The Bowen Island Affordable Housing Facebook page hosts daily, and often lively conversations. Members of the group do their own research, post insights and articles showing parallels in other communities. Several members of the group are now preparing to launch a group to bring these voices together in person to facilitate concrete action. Once it gets going, this committee will be building on years, and thousands of dollars worth of work done by similar groups that came before it.

“We’ve been through this before,” says Richard Best, a former member of the now defunct Bowen Island Community Housing Association (BICHA). “In 2006, a lot of people were in very dire situations. There were people living out in the bush. There was no where for seniors to go.”

Best says he started working with the BICHA because he believed housing was the fundamental issue affecting the health of Bowen’s community.

The group held a symposium on housing that was attended by Senator Larry Campbell, they presented to council, and they fundraised. The community donated $40 thousand to BICHA and much of that was put towards two studies: the Affordable Housing Needs Assessment and the Affordable Housing Strategy.

After the publication of these reports, council created the Affordable Housing Working Group. This took some of the membership of the previous group, and set out to come up with a plan to tackle the issue focusing on the use of community lands.

Tim Wake was on both committees. Prior to purchasing a home on Bowen in 2006 he worked with the Whistler Housing Authority.

“The aim of the Affordable Housing Working Group was to replicate the work of the Whistler Housing Authority, which in 12 years created more than 1200 units of affordable housing,” says Wake. “The Bowen working group managed to come up with a game plan to make it happen, and council voted in favour of it so quickly my jaw dropped. I’d say this was our biggest success. Then, we worked with successive councils to get it off the ground and we were just not embraced. In 2012, we gave up and the group folded.”

Wake has forged on independently, establishing Foxglove Community Housing Trust, a non-profit whose aim is to create affordable housing for working individuals and families in Metro Vancouver and Vancouver Island.

On Bowen, he has proposed a comprehensive plan to create multi-family dwellings on Lot 3 of Bowen Island’s community lands (on Miller Road beside the RCMP station) and has also come up with a plan to build such housing on land that is currently owned by Metro Vancouver. He has received extensive support from the public, but no official support from council.

He says he is supportive and excited about the proposal by Robyn Fenton to create a new group bringing together the people who have voiced concern about the issue of affordable housing in recent months.

“Obviously I’ve been a supporter of the work done by those previous committees, but we’ve learned a lot since then,” says Wake.

Fenton has lived on Bowen for two years as a renter, and says on a month to month lease, she could be forced into a challenging housing situation herself at any moment. She’s also an architect who has done work for BC Housing.

“I’ve read a lot of the back information, and there is definitely a lot of good information there,” says Fenton. “I know that many of the people who worked on those committees are probably burnt out, but I am not and I am a big believer in getting people in the same room together to get things done.”

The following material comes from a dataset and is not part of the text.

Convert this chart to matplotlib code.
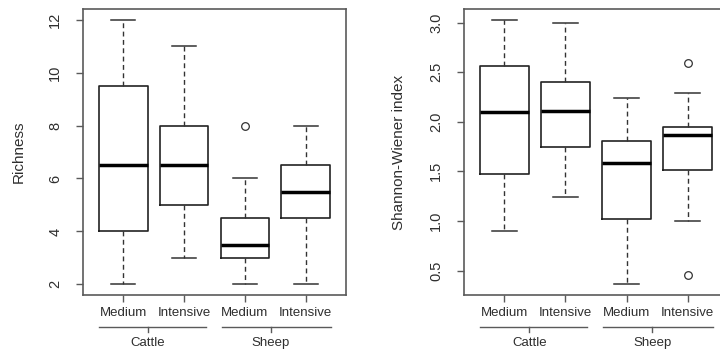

She adds that she is planning a kick-off event for the group towards the end of September that will aim to explore what diverse housing on Bowen would actually look like.

“When I think about diverse housing, I’m not just thinking about affordability, but also secure rentals, and more homes that are market value,” she says. “I’m not committed to a name or structure for this group but, I see it as being grassroots. When I first moved to Bowen, someone came to my door with a petition to sign against building an LNG terminal in Howe Sound. Maybe that’s the kind of action we need. All I know is that this is the start of something.”